Dorri Partain

Rock and Roll music’s “British Invasion” started off in a big way when The Beatles arrived in America to tour during the summer of 1964. 

Any live appearance of the four members, John Lennon, Paul McCartney, George Harrison and Ringo Starr, was met with wild screaming from their mostly female fans, so the only way their music could clearly be heard was through recordings.

While Capitol Records had signed the recording contract for the band’s American releases, another small company, Vee-Jay Records of Chicago, had also edged into the rights to distribute Beatles recordings. By November 1964 Vee-Jay had released three albums featuring Beatles songs in various formats: “Songs, Pictures and Stories of the Beatles,” “The Beatles vs. The Four Seasons,” and “The Beatles and Frank Ifield Live on Stage.”

Originally recorded for KRLA 1100 AM in Los Angeles, “Hear The Beatles Tell All” was the final Vee-Jay release that featured the band. Jim Steck, the station’s newsman, interviewed Lennon on side one, while disc jockey Dave Hull interviewed all the band members on the other. In Steck’s interview, they discussed the name of the band, the haircuts, and Lennon’s school days.

Hull’s interview questions focus on who the band members are dating and other rumors highlighted on the album’s cover.

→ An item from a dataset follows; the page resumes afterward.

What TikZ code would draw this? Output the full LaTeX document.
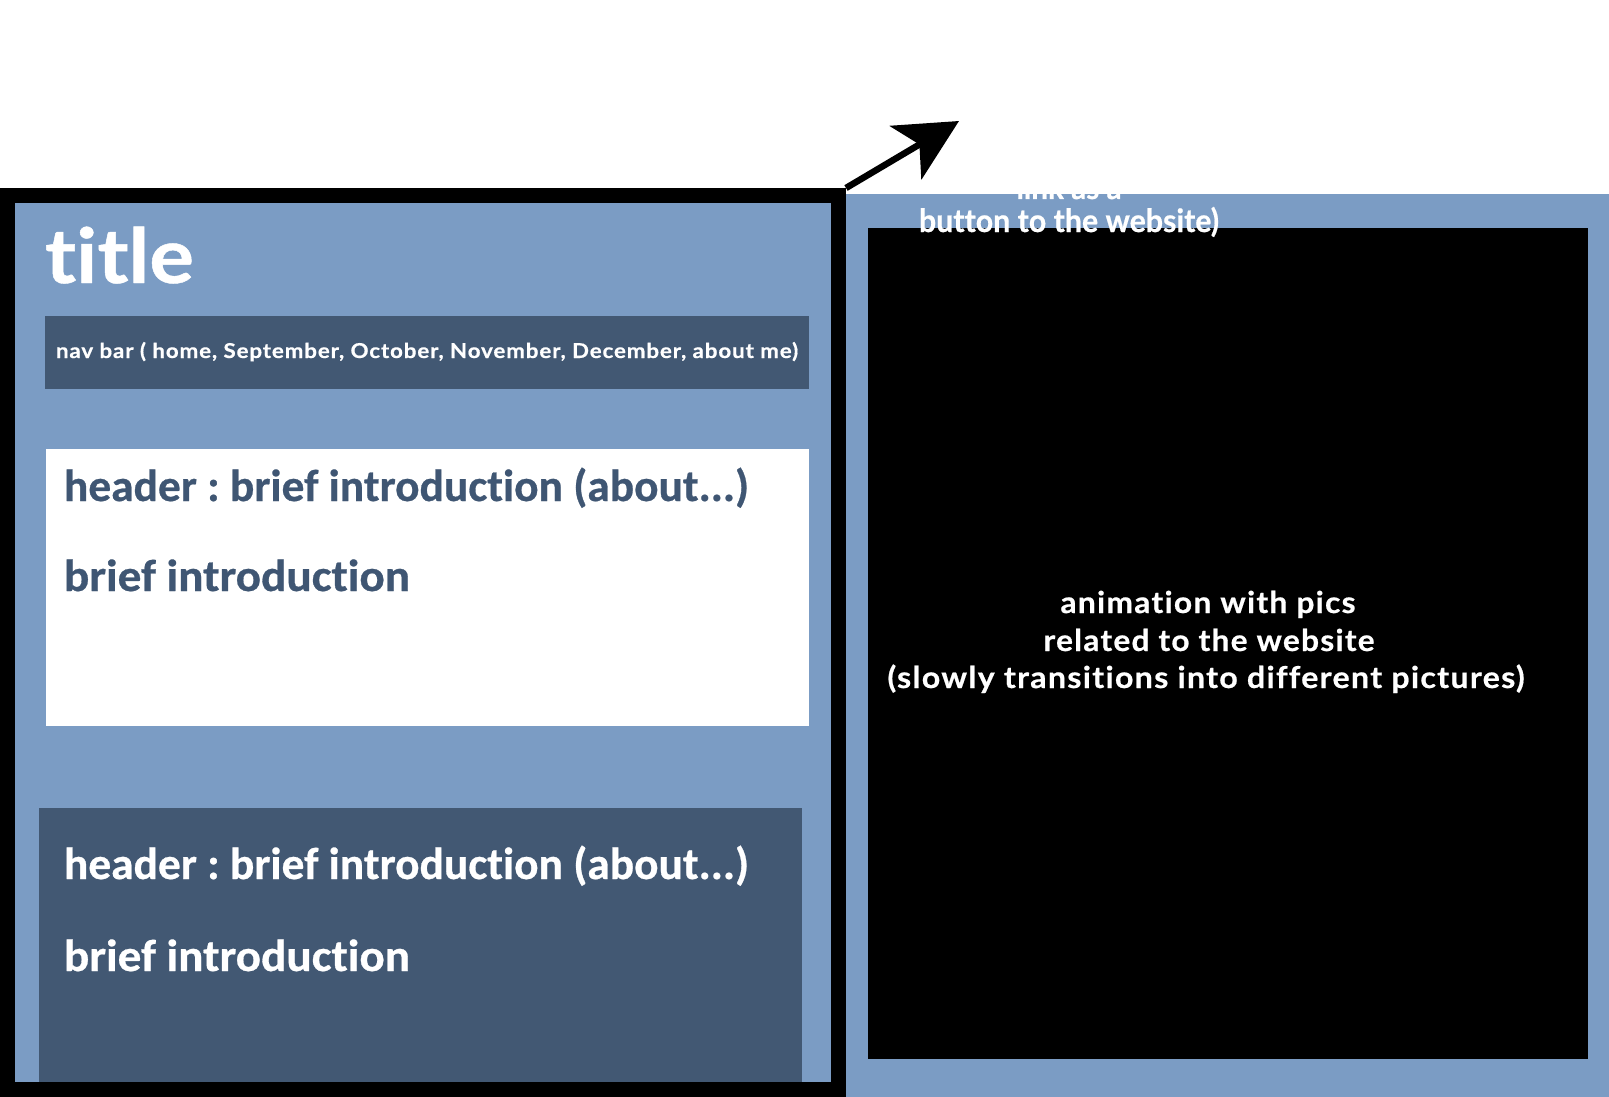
\documentclass[tikz,border=0pt]{standalone}
\usepackage{fontspec}
\usetikzlibrary{arrows.meta}
\setmainfont{Carlito}[Ligatures=NoCommon,BoldFeatures={FakeBold=0.6}]
\newfontfamily\latofont{Lato}[Ligatures=NoCommon,BoldFeatures={FakeBold=0.6}]
\newfontfamily\latotrack{Lato}[Ligatures=NoCommon,LetterSpace=4,BoldFeatures={FakeBold=0.6}]
\definecolor{paneblue}{RGB}{123,156,196}
\definecolor{navblue}{RGB}{66,88,115}
\definecolor{inkblue}{RGB}{63,86,115}
\newcommand{\fitw}[2]{\resizebox{#1pt}{\height}{#2}}
\frenchspacing
\begin{document}
\begin{tikzpicture}[x=1pt,y=-1pt,
  panel/.style={inner sep=0pt,outer sep=0pt,anchor=north west,draw=none},
  lefttxt/.style={inner sep=0pt,outer sep=0pt,anchor=base west},
  midtxt/.style={inner sep=0pt,outer sep=0pt,anchor=base},
]
\fill[white] (0,0) rectangle (1609,1097);
\useasboundingbox (0,0) rectangle (1609,1097);

% right panel
\node[panel,fill=paneblue,minimum width=763,minimum height=903] (right) at (846,194) {};
\node[panel,fill=black,minimum width=720,minimum height=831] (screen) at (868,228) {};

% left framed page
\node[panel,fill=black,minimum width=846,minimum height=909] (frame) at (0,188) {};
\node[panel,fill=paneblue,minimum width=816,minimum height=879] (page) at (15,203) {};
\node[panel,fill=navblue,minimum width=764,minimum height=73] (nav) at (45,316) {};
\node[panel,fill=white,minimum width=763,minimum height=277] (introA) at (46,449) {};
\node[panel,fill=navblue,minimum width=763,minimum height=274] (introB) at (39,808) {};

% texts on the left
\node[lefttxt,text=white] (title) at (45,283)
  {\fitw{149}{\latofont\bfseries\fontsize{76}{80}\selectfont title}};
\node[lefttxt,text=white] (navtext) at (56,358)
  {\fitw{742}{\latotrack\bfseries\fontsize{20.5}{22}\selectfont nav bar ( home, September, October, November, December, about me)}};

\node[lefttxt,text=inkblue] (headA) at (64,501)
  {\fitw{685}{\bfseries\fontsize{45}{50}\selectfont header : brief introduction (about...)}};
\node[lefttxt,text=inkblue] (briefA) at (64,591)
  {\fitw{346}{\bfseries\fontsize{45}{50}\selectfont brief introduction}};
\node[lefttxt,text=white] (headB) at (64,879)
  {\fitw{685}{\bfseries\fontsize{45}{50}\selectfont header : brief introduction (about...)}};
\node[lefttxt,text=white] (briefB) at (64,971)
  {\fitw{346}{\bfseries\fontsize{45}{50}\selectfont brief introduction}};

% texts on the right
\node[midtxt,text=white] (animA) at (1208,613)
  {\fitw{295}{\latotrack\bfseries\fontsize{30}{32}\selectfont animation with pics}};
\node[midtxt,text=white] (animB) at (1209,651)
  {\fitw{331}{\latotrack\bfseries\fontsize{30}{32}\selectfont related to the website}};
\node[midtxt,text=white] (animC) at (1206,688)
  {\fitw{637}{\latotrack\bfseries\fontsize{30}{32}\selectfont (slowly transitions into different pictures)}};

\node[midtxt,text=white] (linkA) at (1069,199)
  {\fitw{105}{\latofont\bfseries\fontsize{32}{34}\selectfont link as a}};
\node[midtxt,text=white] (linkB) at (1069,232)
  {\fitw{300}{\latofont\bfseries\fontsize{32}{34}\selectfont button to the website)}};

% arrow
\coordinate (tip) at (959,121);
\draw[line width=6.5pt,-{Stealth[length=62pt,width=62pt,inset=16pt]}] (frame.north east) -- (tip);
\end{tikzpicture}
\end{document}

Hull’s interviews were recorded as the band was at the airport waiting to leave after their August 23, 1964, performance at the Hollywood Bowl. Their performance, sponsored by KRLA, included additional acts, including the Righteous Brothers and Jackie DeShannon. When tickets for the August show went on sale in April, all 18,700 tickets sold out in four hours with ticket prices ranging from $3 to $7.

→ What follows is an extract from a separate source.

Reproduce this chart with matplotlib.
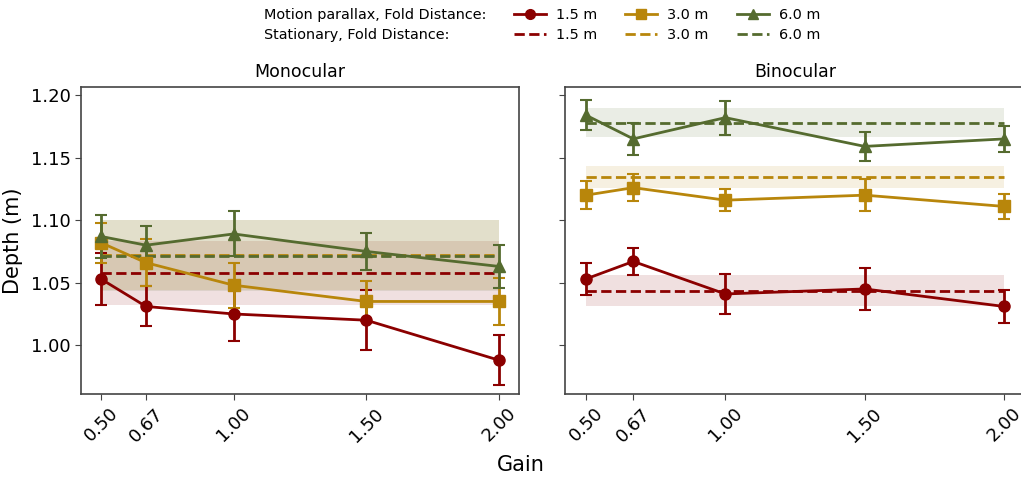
import matplotlib
matplotlib.use("Agg")
import matplotlib.pyplot as plt
from matplotlib.lines import Line2D

# Gain conditions
gains = [0.5, 0.67, 1.0, 1.5, 2.0]
gain_labels = ["0.50", "0.67", "1.00", "1.50", "2.00"]
fold_labels = ["1.5 m", "3.0 m", "6.0 m"]
colors = ["#8b0000", "#b8860b", "#556b2f"]
markers = ["o", "s", "^"]

# Monocular, motion parallax: mean depth and error per fold distance
mono_mp_15 = [1.053, 1.031, 1.025, 1.020, 0.988]
mono_mp_30 = [1.082, 1.066, 1.048, 1.035, 1.035]
mono_mp_60 = [1.087, 1.080, 1.089, 1.075, 1.063]
mono_err_15 = [0.021, 0.016, 0.022, 0.024, 0.020]
mono_err_30 = [0.016, 0.019, 0.018, 0.016, 0.019]
mono_err_60 = [0.017, 0.015, 0.018, 0.015, 0.017]

# Monocular, stationary: mean and band half-width
mono_st_mean = [1.0575, 1.0725, 1.0715]
mono_st_band = [0.0255, 0.028, 0.0285]

# Binocular, motion parallax
bino_mp_15 = [1.053, 1.067, 1.041, 1.045, 1.031]
bino_mp_30 = [1.120, 1.126, 1.116, 1.120, 1.111]
bino_mp_60 = [1.184, 1.165, 1.182, 1.159, 1.165]
bino_err_15 = [0.013, 0.0105, 0.016, 0.0165, 0.013]
bino_err_30 = [0.011, 0.011, 0.009, 0.013, 0.010]
bino_err_60 = [0.012, 0.013, 0.0135, 0.0115, 0.0105]

# Binocular, stationary
bino_st_mean = [1.0435, 1.1345, 1.178]
bino_st_band = [0.0125, 0.0087, 0.0117]

panels = [
    ("Monocular", [mono_mp_15, mono_mp_30, mono_mp_60],
     [mono_err_15, mono_err_30, mono_err_60], mono_st_mean, mono_st_band),
    ("Binocular", [bino_mp_15, bino_mp_30, bino_mp_60],
     [bino_err_15, bino_err_30, bino_err_60], bino_st_mean, bino_st_band),
]

W, H = 1021, 478
fig = plt.figure(figsize=(W / 100, H / 100), dpi=100)
ax_left = fig.add_axes([81 / W, 1 - 394 / H, 438 / W, 307 / H])
ax_right = fig.add_axes([565 / W, 1 - 394 / H, 460 / W, 307 / H], sharey=ax_left)
axes = [ax_left, ax_right]

spine_color = "#444444"
for ax, (title, mp, err, st_mean, st_band) in zip(axes, panels):
    for i in range(3):
        lo = [st_mean[i] - st_band[i]] * len(gains)
        hi = [st_mean[i] + st_band[i]] * len(gains)
        ax.fill_between(gains, lo, hi, color=colors[i], alpha=0.12,
                        linewidth=0, zorder=1)
        ax.plot(gains, [st_mean[i]] * len(gains), linestyle="--",
                color=colors[i], linewidth=2, zorder=2)
        ax.errorbar(gains, mp[i], yerr=err[i], color=colors[i],
                    marker=markers[i], markersize=8, linewidth=2,
                    elinewidth=2, capsize=4, capthick=1.5, zorder=3)
    ax.set_title(title, fontsize=12.5, pad=7)
    ax.set_xticks(gains)
    ax.set_xticklabels(gain_labels, rotation=45, fontsize=13)
    ax.tick_params(axis="both", labelsize=13, color=spine_color, length=4)
    for s in ax.spines.values():
        s.set_color(spine_color)
        s.set_linewidth(1.2)

ax_left.set_ylim(0.961, 1.2065)
ax_left.set_yticks([1.00, 1.05, 1.10, 1.15, 1.20])
ax_left.set_yticklabels(["1.00", "1.05", "1.10", "1.15", "1.20"])
ax_left.set_ylabel("Depth (m)", fontsize=15)
ax_left.yaxis.set_label_coords(-0.132, 0.5)
ax_right.tick_params(axis="y", labelleft=False)

fig.text(521 / W, 1 - 465 / H, "Gain", fontsize=15, ha="center", va="center")

# Legend: motion parallax (solid) and stationary (dashed) per fold distance
handles = []
labels = []
for i in range(3):
    handles.append(Line2D([], [], color=colors[i], marker=markers[i],
                          markersize=7, linewidth=2))
    labels.append(fold_labels[i])
    handles.append(Line2D([], [], color=colors[i], linestyle="--", linewidth=2))
    labels.append(fold_labels[i])
fig.legend(handles, labels, ncol=3, loc="center", frameon=False, fontsize=10.4,
           bbox_to_anchor=(667 / W, 1 - 25 / H), labelspacing=0.4,
           handlelength=2.2, handletextpad=0.7, columnspacing=1.95)
fig.text(264 / W, 1 - 15 / H, "Motion parallax, Fold Distance:",
         fontsize=10.4, ha="left", va="center")
fig.text(264 / W, 1 - 35 / H, "Stationary, Fold Distance:",
         fontsize=10.4, ha="left", va="center")

fig.savefig("out.png", dpi=100)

While the record does not include any music recorded by the Beatles, the snippets of interviews are interspersed with percussion by studio musician Hal Blaine. One topic discussed but not featured on the cover was the band’s first feature film, “A Hard Day’s Night,” which was released on August 11.

The album was re-released in 1979 featuring the same cover art with type errors. “George Talks About the Paddy Boyd” should read “George Talks About Pattie Boyd,” who would later be his first wife. Additionally, the album was never released in Stereo as listed on the front cover.